Do You Need to Switch Platforms?
Almost certainly not right now. These five platforms overlap heavily in what they do: three do roughly the same job as Vercel, two do roughly the same job as Render. Reading this lesson doesn't mean you should evaluate all six before your next project; it means you'll recognize these names the next time a tutorial or a coworker mentions one, instead of wondering if you missed something important.
Real developers switch platforms when they hit a specific, concrete limit: a cost that gets too high at scale, a region their users need that their current platform doesn't offer, or a feature only one platform has. That's a decision you make later, with a real reason in front of you, not something to research speculatively today.
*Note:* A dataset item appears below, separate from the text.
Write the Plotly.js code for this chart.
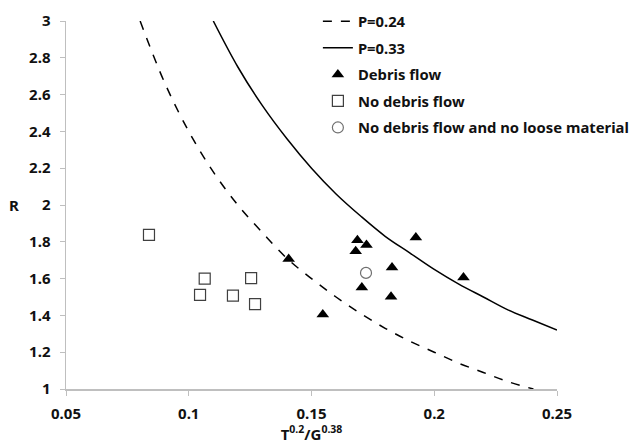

If you want to see where this fits into the bigger picture, the Getting Started path lays out the full sequence.
Note one reason for and against each platform
Using the comparison in this lesson, write one sentence for each of the five alternative platforms (Netlify, GitHub Pages, Railway, Fly.io, and Cloudflare Pages) explaining why you would or would not choose it for your own next project. There's no wrong answer here, the goal is recognition, not a final decision. You already have working deployments on Vercel and Render; this just expands your map.
Done? You've completed Lesson 09.06.